I ask this because I think much of my life I viewed God as arbitrarily commanding certain actions, or forbidding others. God will punish you if you step out of line, and avoiding punishment is a primary motivator. The other motivator is getting nice things – in the end – everyone is pursuing pleasure and stuff, it is not the pleasure or stuff that is the problem. If you pursue them the way God said, by being generous and holy for example, you’ll get them in the end while others will not.
I suspect a lot of Christians have this view. I no longer think this way.
God will not punish you because you do not follow the rules – instead, the punishment will come from you choosing a life apart from God. God does not just give random commands, instead God commands what is best for you and thus if you stray from this, it will self-destruction.
Likewise, the goal of holy living is not to get stuff (a mansion in heaven is one I heard growing up). Then you’re just being greedy, but baptizing your greed. The goal is the holy living itself, it is its own reward.

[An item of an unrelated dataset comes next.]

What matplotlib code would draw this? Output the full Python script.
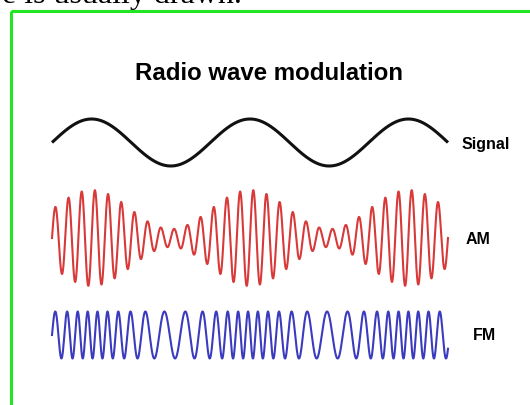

All of this flowed into my mind as I read Psalm 7.
Read Psalm 7.
David faces enemies who are going to tear him apart (v. 2) and David calls out to God to allow these enemies to destroy him if he has done evil acts that deserve it (v. 3-5). I am amazed by David’s honesty with God here (though its not like God wouldn’t know if he was lying!). What would it look like for us to have such a clear conscience before our Creator?
David knows he can bring his case to God, for God is the good and perfect judge (v. 8-13). But it is not that God (at least in this Psalm) will actively strike out against evil people. Instead, God simply allows their evil acts to self-destruct:
14 Whoever is pregnant with evil
conceives trouble and gives birth to disillusionment.
15 Whoever digs a hole and scoops it out
falls into the pit they have made.
16 The trouble they cause recoils on them;
their violence comes down on their own heads.
As I said above, it is not that God arbitrarily commands as if God could command otherwise. God is Good, Love and Beauty and thus desires us to live lives of Good, Love and Beauty. When we turn from this towards evil, hate and darkness we build a house of cards that will collapse eventually. The fact it doesn’t collapse immediately shows that God keeps holding it up, waiting for us to get our act together.
Have you fallen into the pit you have made? Have you wondered why bad things happen to you, only to realize they happened because of choices you made?
Obviously this does not include all suffering. I am not saying everyone deserves what they get, for there are other forces at work that press in on us. The point for now is simply to call us to self-reflection. As Paul would say, are we growing good fruit (of the Spirit) or bad fruit in our lives (Galatians 5).
**I recently began sending the students in CSF a brief reflection on a Psalm each Friday. My hope is that it will provide them with some motivation to read scripture. I have enjoyed meditating on the Psalms, and I look forward to taking the next few years to get through them all! I decided it might be worthwhile to post the weekly devos here, so if you happen to read this, I pray it is helpful. Enjoy.